Picture of french toastImage via Wikipedia
I just threw some Midnight French Toast in the oven.  Yesterday was my husband's first day working from home.  His company recently decided that having a real office with real rent was really boring, and told it's people (the ones it didn't "lay off") they'd have to work at home.  Although it left us both feeling apprehensive (we are not fans of change), it's fun having him here.  His breaks mean popping into whatever room I'm in for a kiss or a little conversation.  So I made gingersnaps, attempted cornbread, and put together some Midnight French Toast for breakfast today.  It's really nice to have your best friend at home - and at the same time you are home!  A double blessing, to be sure.
I wonder if baking for our families is something of a lost art, like letter-writing.  (I can't remember the last time I spontaneously sat down with any sort of frilly stationary to write a letter with a PEN - not counting the thank you notes I wrote after the wedding).
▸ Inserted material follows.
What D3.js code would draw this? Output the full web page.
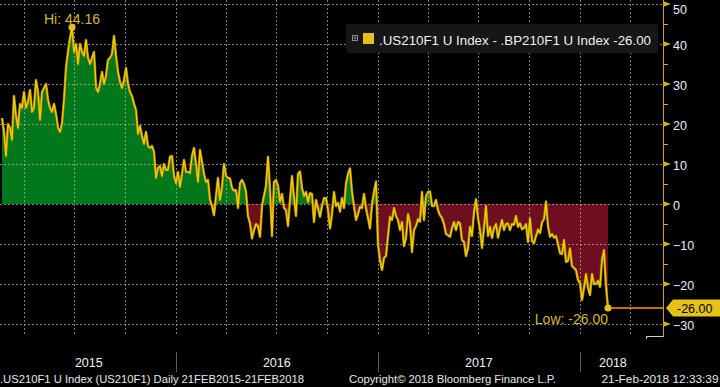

I did just pull the French toast out of the oven, though, and my family is merrily munching away.

My mom stayed home with us kids, and although it meant a lot of sacrifices for my folks, she always had ready for us the yummiest food.  Pea soup and cornbread for lunch in the winter, hot chocolate with tiny coloured marshmallows after school, and the cookie jar was bottomless.  I have a very different lifestyle.  It's hard to measure up to what she did for us - the house is never clean enough around here - but I try to cook and bake for my family as much as I can.  It's a little like painting in the kitchen.